■ **Exercise goal**:
From the first line of the data down to and including the line with "0.190, 0.196, 0.262]", copy everything exactly, leaving out pictures.

■ **Material**:
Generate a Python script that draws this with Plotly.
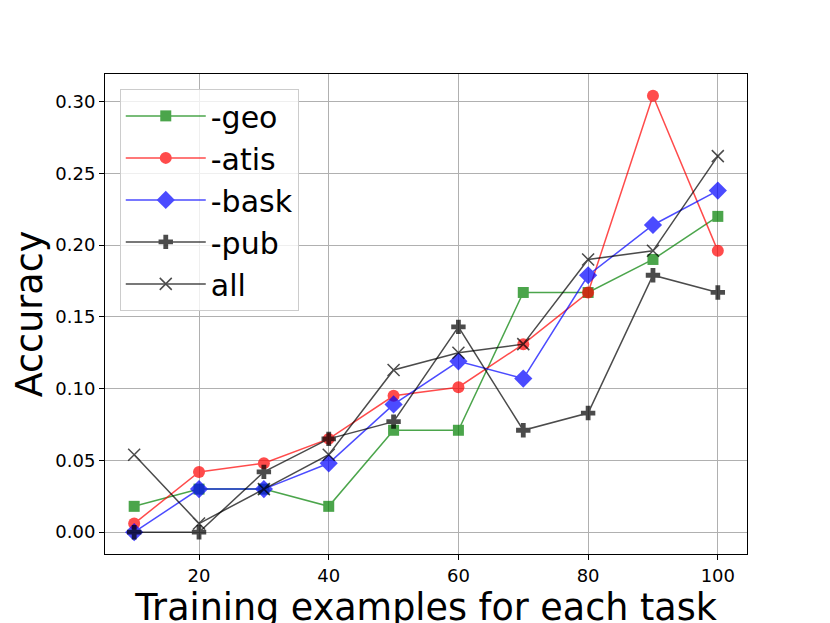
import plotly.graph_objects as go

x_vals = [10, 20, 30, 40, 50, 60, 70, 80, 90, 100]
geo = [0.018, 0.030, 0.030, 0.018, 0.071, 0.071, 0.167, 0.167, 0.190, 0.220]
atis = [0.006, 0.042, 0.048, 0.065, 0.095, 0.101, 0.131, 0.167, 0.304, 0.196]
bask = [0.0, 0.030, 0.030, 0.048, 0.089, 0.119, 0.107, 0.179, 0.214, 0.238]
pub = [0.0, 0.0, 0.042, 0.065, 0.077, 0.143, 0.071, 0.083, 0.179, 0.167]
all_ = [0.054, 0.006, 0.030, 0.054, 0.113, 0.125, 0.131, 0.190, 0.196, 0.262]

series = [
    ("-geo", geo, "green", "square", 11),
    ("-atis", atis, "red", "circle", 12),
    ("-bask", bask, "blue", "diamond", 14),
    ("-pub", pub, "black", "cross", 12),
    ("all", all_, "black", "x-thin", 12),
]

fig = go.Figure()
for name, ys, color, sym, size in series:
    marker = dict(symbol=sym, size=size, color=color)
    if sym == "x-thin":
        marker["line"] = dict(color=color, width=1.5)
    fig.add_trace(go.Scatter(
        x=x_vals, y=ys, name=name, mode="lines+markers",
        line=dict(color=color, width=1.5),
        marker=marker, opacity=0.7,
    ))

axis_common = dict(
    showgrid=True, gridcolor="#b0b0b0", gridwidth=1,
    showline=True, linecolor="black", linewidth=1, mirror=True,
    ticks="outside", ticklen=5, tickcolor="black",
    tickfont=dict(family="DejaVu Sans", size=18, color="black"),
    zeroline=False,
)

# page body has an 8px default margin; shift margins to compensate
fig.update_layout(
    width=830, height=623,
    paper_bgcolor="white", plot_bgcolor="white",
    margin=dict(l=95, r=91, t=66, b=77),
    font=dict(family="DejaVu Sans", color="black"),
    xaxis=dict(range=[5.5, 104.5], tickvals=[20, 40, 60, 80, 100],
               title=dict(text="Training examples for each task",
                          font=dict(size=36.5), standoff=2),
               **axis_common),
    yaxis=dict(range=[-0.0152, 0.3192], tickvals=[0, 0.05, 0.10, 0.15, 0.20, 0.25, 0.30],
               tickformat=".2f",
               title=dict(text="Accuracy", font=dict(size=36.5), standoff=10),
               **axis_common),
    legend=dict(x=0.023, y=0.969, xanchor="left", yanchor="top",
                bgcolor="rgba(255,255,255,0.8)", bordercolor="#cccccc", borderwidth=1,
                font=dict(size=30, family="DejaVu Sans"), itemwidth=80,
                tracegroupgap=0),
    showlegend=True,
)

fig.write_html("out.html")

■ **Answer to the problem**:
Generate a Python script that draws this with Plotly.
import plotly.graph_objects as go

x_vals = [10, 20, 30, 40, 50, 60, 70, 80, 90, 100]
geo = [0.018, 0.030, 0.030, 0.018, 0.071, 0.071, 0.167, 0.167, 0.190, 0.220]
atis = [0.006, 0.042, 0.048, 0.065, 0.095, 0.101, 0.131, 0.167, 0.304, 0.196]
bask = [0.0, 0.030, 0.030, 0.048, 0.089, 0.119, 0.107, 0.179, 0.214, 0.238]
pub = [0.0, 0.0, 0.042, 0.065, 0.077, 0.143, 0.071, 0.083, 0.179, 0.167]
all_ = [0.054, 0.006, 0.030, 0.054, 0.113, 0.125, 0.131, 0.190, 0.196, 0.262]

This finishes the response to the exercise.